Harnarine also recalled that about five years ago, 250 of his full-grown ducks were stolen.
Complaining that the last time he saw Praedial Larceny officers patrolling the community was in March, he believes a strong police presence would ward off criminals.
He claimed that the previous government had promised them firearms, but he was told that their applications had been lost.
“I want to tell them in my situation, I looking forward to get a firearm because is I alone here and the rest of the farmers also because where they start by me, they will start all over and just recently they thief coconut and fig.”
Harnarine said that another issue was that a section of the community, including where he lived, still had no electricity connection.
Meanwhile, Shiva Mohammed, vice president of the Cunjal Food Crop Project, recalled that following their protest in 2020 calling for FULs, only some farmers were successful.
With over 300 acres of farming land and more than 100 farmers within the project, he lamented, “The farmers like sitting ducks in their homes because their livelihoods are in Cunjal Food Crop project itself, and they depend on this to live.”
Mohammed said they once had a regular presence of praedial larceny officers within the project, but for the last three months, there have been none.

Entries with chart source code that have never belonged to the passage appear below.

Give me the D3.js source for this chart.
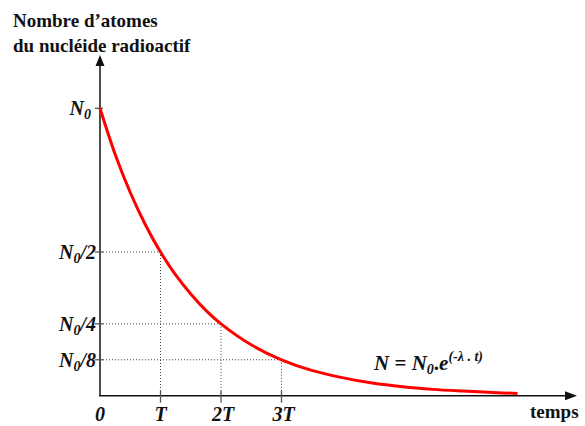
<!DOCTYPE html>
<html>
<head>
<meta charset="utf-8">
<script src="https://cdn.jsdelivr.net/npm/d3@7"></script>
<style>
  html, body { margin: 0; padding: 0; background: #fff; }
</style>
</head>
<body>
<svg id="chart" width="585" height="426"></svg>
<script>
// Radioactive decay: number of nuclei vs time, in units of the half-life T
const timeTicks = [0, 1, 2, 3];
const timeLabels = ["0", "T", "2T", "3T"];
const levelTicks = [1, 0.5, 0.25, 0.125];
const levelDenoms = ["", "/2", "/4", "/8"];

// decay curve samples: t in half-lives, N as a fraction of N0
const curveT = [0, 0.25, 0.5, 0.75, 1, 1.25, 1.5, 1.75, 2, 2.5, 3, 3.5, 4, 4.5, 5, 5.5, 6, 6.5, 6.9];
const curveN = [1, 0.84, 0.707, 0.595, 0.5, 0.42, 0.354, 0.297, 0.25, 0.177, 0.125, 0.088, 0.063, 0.044, 0.031, 0.022, 0.016, 0.011, 0.008];

const serif = "'Liberation Serif', 'Times New Roman', Tinos, serif";
const svg = d3.select("#chart").style("font-family", serif);

const x = d3.scaleLinear().domain([0, 1]).range([100, 160.5]);
const y = d3.scaleLinear().domain([0, 1]).range([395.7, 108.3]);

const x0 = x(0), y0 = y(0);

// title
const title = svg.append("text")
  .attr("x", 13).attr("y", 27)
  .attr("font-size", 19).attr("font-weight", "bold").attr("fill", "#111");
title.append("tspan").attr("x", 13).text("Nombre d\u2019atomes");
title.append("tspan").attr("x", 13).attr("dy", 25).text("du nucléide radioactif");

// guide lines from each half-life point to both axes
const guides = svg.append("g")
  .attr("stroke", "#444").attr("stroke-width", 1).attr("stroke-dasharray", "1,2").attr("fill", "none");
timeTicks.slice(1).forEach((t, i) => {
  const v = levelTicks[i + 1];
  guides.append("line").attr("x1", x0).attr("x2", x(t)).attr("y1", y(v)).attr("y2", y(v));
  guides.append("line").attr("x1", x(t)).attr("x2", x(t)).attr("y1", y(v)).attr("y2", y0);
});

// axes
svg.append("line").attr("x1", x0).attr("x2", x0).attr("y1", y0).attr("y2", 64)
  .attr("stroke", "#111").attr("stroke-width", 1.5);
svg.append("path").attr("d", `M${x0},55 L${x0 - 4.5},66 L${x0 + 4.5},66 Z`).attr("fill", "#111");
svg.append("line").attr("x1", x0 - 1).attr("x2", 566).attr("y1", y0).attr("y2", y0)
  .attr("stroke", "#111").attr("stroke-width", 1.5);
svg.append("path").attr("d", `M577,${y0} L565,${y0 - 4.5} L565,${y0 + 4.5} Z`).attr("fill", "#111");

// tick marks
svg.append("g").selectAll("line").data(levelTicks).join("line")
  .attr("x1", x0 - 5).attr("x2", x0 + 3).attr("y1", d => y(d)).attr("y2", d => y(d))
  .attr("stroke", "#555").attr("stroke-width", 1.3);
svg.append("g").selectAll("line").data(timeTicks.slice(1)).join("line")
  .attr("x1", d => x(d)).attr("x2", d => x(d)).attr("y1", y0 - 5).attr("y2", y0 + 7)
  .attr("stroke", "#555").attr("stroke-width", 1.3);

// level labels N0, N0/2, ...
const yl = svg.append("g").attr("font-size", 20).attr("font-style", "italic").attr("font-weight", "bold").attr("fill", "#111");
levelTicks.forEach((v, i) => {
  const t = yl.append("text").attr("x", i === 0 ? 91 : 96).attr("y", y(v) + 7).attr("text-anchor", "end");
  t.append("tspan").text("N");
  t.append("tspan").attr("font-size", 14).attr("dy", 4).text("0");
  if (levelDenoms[i]) t.append("tspan").attr("dy", -4).text(levelDenoms[i]);
});

// time labels
svg.append("g").selectAll("text").data(timeTicks).join("text")
  .attr("x", (d, i) => x(d) + (i > 1 ? 2 : 0)).attr("y", 421).attr("text-anchor", "middle")
  .attr("font-size", 20).attr("font-style", "italic").attr("font-weight", "bold").attr("fill", "#111")
  .text((d, i) => timeLabels[i]);

svg.append("text").attr("x", 530).attr("y", 418)
  .attr("font-size", 19).attr("font-weight", "bold").attr("fill", "#111").text("temps");

// decay curve
const pts = curveT.map((t, i) => [t, curveN[i]]);
svg.append("path").datum(pts)
  .attr("d", d3.line().x(d => x(d[0])).y(d => y(d[1])).curve(d3.curveCatmullRom.alpha(0.5)))
  .attr("fill", "none").attr("stroke", "#ff0000").attr("stroke-width", 3);

// formula
const f = svg.append("text").attr("x", 374).attr("y", 370)
  .attr("font-size", 21).attr("font-weight", "bold").attr("fill", "#111");
f.append("tspan").attr("font-style", "italic").text("N");
f.append("tspan").text(" = ");
f.append("tspan").attr("font-style", "italic").text("N");
f.append("tspan").attr("font-style", "italic").attr("font-size", 14).attr("dy", 4).text("0");
f.append("tspan").attr("dy", -4).text(".");
f.append("tspan").attr("font-style", "italic").text("e");
f.append("tspan").attr("font-style", "italic").attr("font-size", 14).attr("dy", -9).text("(-\u03bb . t)");
</script>
</body>
</html>
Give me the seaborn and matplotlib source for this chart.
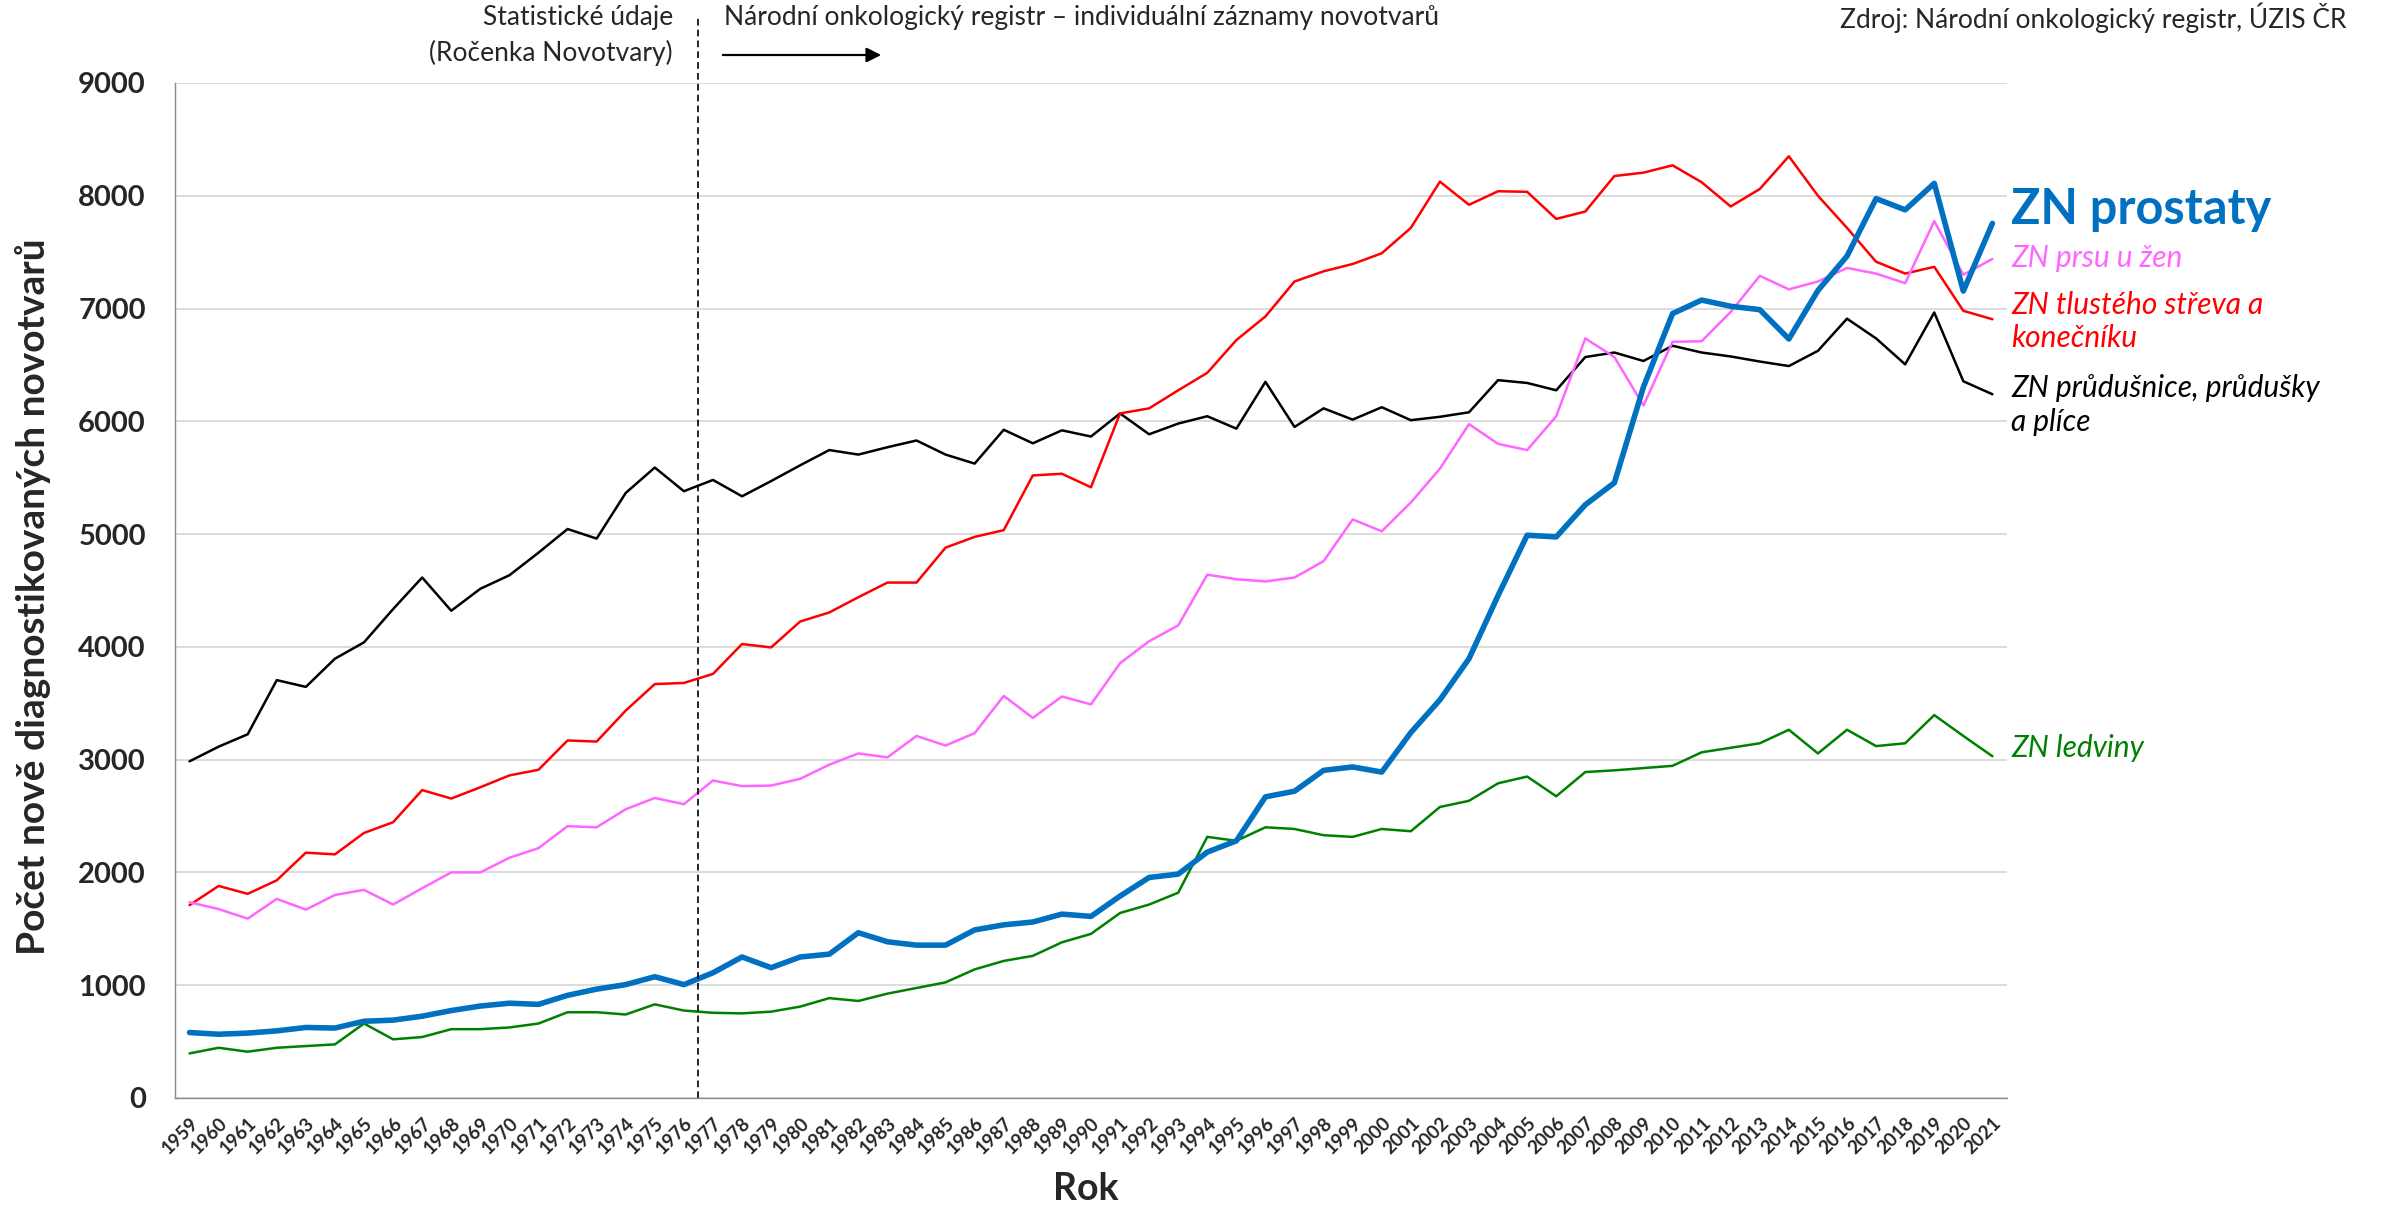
import numpy as np
import seaborn as sns
import matplotlib.pyplot as plt

# Years on the category axis
years = list(range(1959, 2022))

# New diagnoses per year
prostate = [580, 565, 575, 595, 625, 620, 680, 690, 725, 775,
            815, 840, 830, 910, 965, 1005, 1075, 1005, 1110, 1250,
            1155, 1250, 1275, 1465, 1385, 1355, 1355, 1490, 1535, 1560,
            1630, 1610, 1790, 1955, 1985, 2180, 2280, 2670, 2720, 2905,
            2935, 2890, 3240, 3530, 3895, 4455, 4990, 4975, 5260, 5455,
            6305, 6955, 7075, 7020, 6990, 6730, 7160, 7465, 7975, 7875,
            8110, 7155, 7755]
breast = [1735, 1675, 1590, 1765, 1670, 1800, 1845, 1715, 1860, 2000,
          2000, 2130, 2215, 2410, 2400, 2560, 2660, 2605, 2815, 2765,
          2770, 2830, 2955, 3055, 3020, 3210, 3125, 3235, 3565, 3370,
          3560, 3490, 3855, 4050, 4190, 4640, 4600, 4580, 4615, 4760,
          5130, 5025, 5280, 5580, 5975, 5800, 5745, 6045, 6735, 6570,
          6140, 6705, 6710, 6970, 7290, 7170, 7240, 7360, 7310, 7225,
          7775, 7300, 7440]
colorectal = [1710, 1880, 1810, 1930, 2175, 2160, 2350, 2445, 2730, 2655,
              2755, 2860, 2910, 3170, 3160, 3435, 3670, 3680, 3760, 4025,
              3995, 4225, 4305, 4440, 4570, 4570, 4880, 4975, 5035, 5520,
              5535, 5415, 6070, 6115, 6275, 6430, 6720, 6930, 7240, 7330,
              7395, 7490, 7715, 8125, 7920, 8040, 8035, 7795, 7860, 8175,
              8205, 8270, 8120, 7905, 8060, 8350, 8000, 7715, 7415, 7310,
              7370, 6980, 6905]
lung = [2985, 3115, 3225, 3705, 3645, 3895, 4040, 4335, 4615, 4320,
        4515, 4635, 4835, 5045, 4960, 5365, 5590, 5380, 5480, 5335,
        5470, 5610, 5745, 5705, 5770, 5830, 5705, 5625, 5925, 5805,
        5920, 5865, 6070, 5885, 5980, 6045, 5935, 6350, 5950, 6115,
        6015, 6125, 6010, 6040, 6080, 6365, 6340, 6275, 6570, 6610,
        6535, 6670, 6610, 6575, 6530, 6490, 6625, 6910, 6735, 6505,
        6965, 6355, 6240]
kidney = [395, 445, 410, 445, 460, 475, 660, 520, 540, 610,
          610, 625, 660, 760, 760, 740, 830, 775, 755, 750,
          765, 810, 885, 860, 925, 975, 1025, 1140, 1215, 1260,
          1380, 1455, 1640, 1715, 1820, 2315, 2280, 2400, 2385, 2330,
          2315, 2385, 2365, 2580, 2635, 2790, 2850, 2675, 2890, 2905,
          2925, 2945, 3065, 3105, 3145, 3265, 3055, 3265, 3120, 3145,
          3395, 3210, 3030]

sns.set_style("white")
plt.rcParams['font.family'] = ['Lato', 'DejaVu Sans']

fig = plt.figure(figsize=(23.81, 12.08), dpi=100)
ax = fig.add_axes([0.0735, 0.0911, 0.7694, 0.8402])

# thin lines first, prostate drawn on top
series = [
    (kidney, "#008000", 1.8),
    (lung, "black", 1.8),
    (colorectal, "#ff0000", 1.8),
    (breast, "#ff66ff", 1.8),
    (prostate, "#0070c0", 4.0),
]
for vals, col, lw in series:
    sns.lineplot(x=years, y=vals, color=col, linewidth=lw, ax=ax, legend=False)

ax.set_xlim(1958.5, 2021.5)
ax.set_ylim(0, 9000)
ax.set_yticks(range(0, 9001, 1000))
ax.set_xticks(years)
ax.set_xticklabels([str(y) for y in years], rotation=45, ha="right",
                   rotation_mode="anchor", fontsize=13.5, fontweight="bold")
ax.set_xticks(np.arange(1958.5, 2022, 1), minor=True)
ax.tick_params(axis="x", which="major", length=0, pad=12)
ax.tick_params(axis="x", which="minor", length=7, color="#8c8c8c", width=1)
ax.tick_params(axis="y", length=7, color="#8c8c8c", width=1, pad=14,
               labelsize=21)
for lab in ax.get_yticklabels():
    lab.set_fontweight("bold")

ax.yaxis.grid(True, color="#d9d9d9", linewidth=1.3)
ax.set_axisbelow(True)
for side in ["top", "right"]:
    ax.spines[side].set_visible(False)
for side in ["left", "bottom"]:
    ax.spines[side].set_color("#8c8c8c")
    ax.spines[side].set_linewidth(1)

ax.set_xlabel("")
ax.set_ylabel("")
fig.text(1086 / 2381, 1 - 1189 / 1208, "Rok", ha="center", va="center",
         fontsize=27, fontweight="bold")
fig.text(33 / 2381, 1 - 597 / 1208, "Počet nově diagnostikovaných novotvarů",
         rotation=90, ha="center", va="center", fontsize=28, fontweight="bold")

# boundary between yearbook data and the registry
ax.axvline(1976.5, ymin=0, ymax=1.064, color="black", lw=1.2,
           ls=(0, (4, 2.5)), clip_on=False)
fig.text(673 / 2381, 1 - 18 / 1208, "Statistické údaje", ha="right",
         va="center", fontsize=19)
fig.text(673 / 2381, 1 - 53 / 1208, "(Ročenka Novotvary)", ha="right",
         va="center", fontsize=19)
fig.text(724 / 2381, 1 - 18 / 1208,
         "Národní onkologický registr – individuální záznamy novotvarů",
         ha="left", va="center", fontsize=19)
ax.annotate("", xy=(884 / 2381, 1 - 55 / 1208), xytext=(720 / 2381, 1 - 55 / 1208),
            xycoords="figure fraction", textcoords="figure fraction",
            arrowprops=dict(arrowstyle="-|>", color="black", lw=1.6,
                            mutation_scale=22))
fig.text(2346 / 2381, 1 - 18 / 1208, "Zdroj: Národní onkologický registr, ÚZIS ČR",
         ha="right", va="center", fontsize=19)

# series labels at the right end
lx = 2021.65
ax.text(lx, 7750, "ZN prostaty", color="#0070c0", fontsize=35,
        fontweight="bold", va="baseline", clip_on=False)
ax.text(lx, 7367, "ZN prsu u žen", color="#ff66ff", fontsize=21.5,
        style="italic", va="baseline", clip_on=False)
ax.text(lx, 6950, "ZN tlustého střeva a", color="#ff0000", fontsize=21.5,
        style="italic", va="baseline", clip_on=False)
ax.text(lx, 6658, "konečníku", color="#ff0000", fontsize=21.5,
        style="italic", va="baseline", clip_on=False)
ax.text(lx, 6214, "ZN průdušnice, průdušky", color="black", fontsize=21.5,
        style="italic", va="baseline", clip_on=False)
ax.text(lx, 5913, "a plíce", color="black", fontsize=21.5,
        style="italic", va="baseline", clip_on=False)
ax.text(lx, 3023, "ZN ledviny", color="#008000", fontsize=21.5,
        style="italic", va="baseline", clip_on=False)

fig.savefig("out.png", dpi=100)
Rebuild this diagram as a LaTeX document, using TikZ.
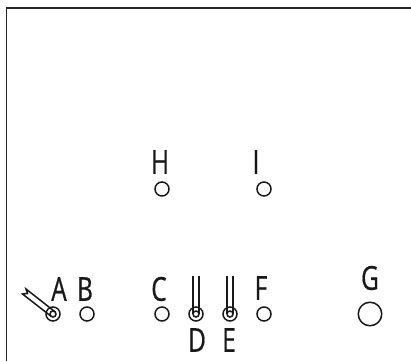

He added that they had lobbied for electricity, but they only received a partial supply.
Mohammed claimed Agriculture Minister Ravi Rattiram and their MP, Michelle Benjamin, the Minister of Culture and Community Development, are aware of their challenges, and he is calling on them and, by extension, the Government, to bring some relief to the farmers.
Minister Rattiram did not respond to a request from Guardian Media for comment on the matter.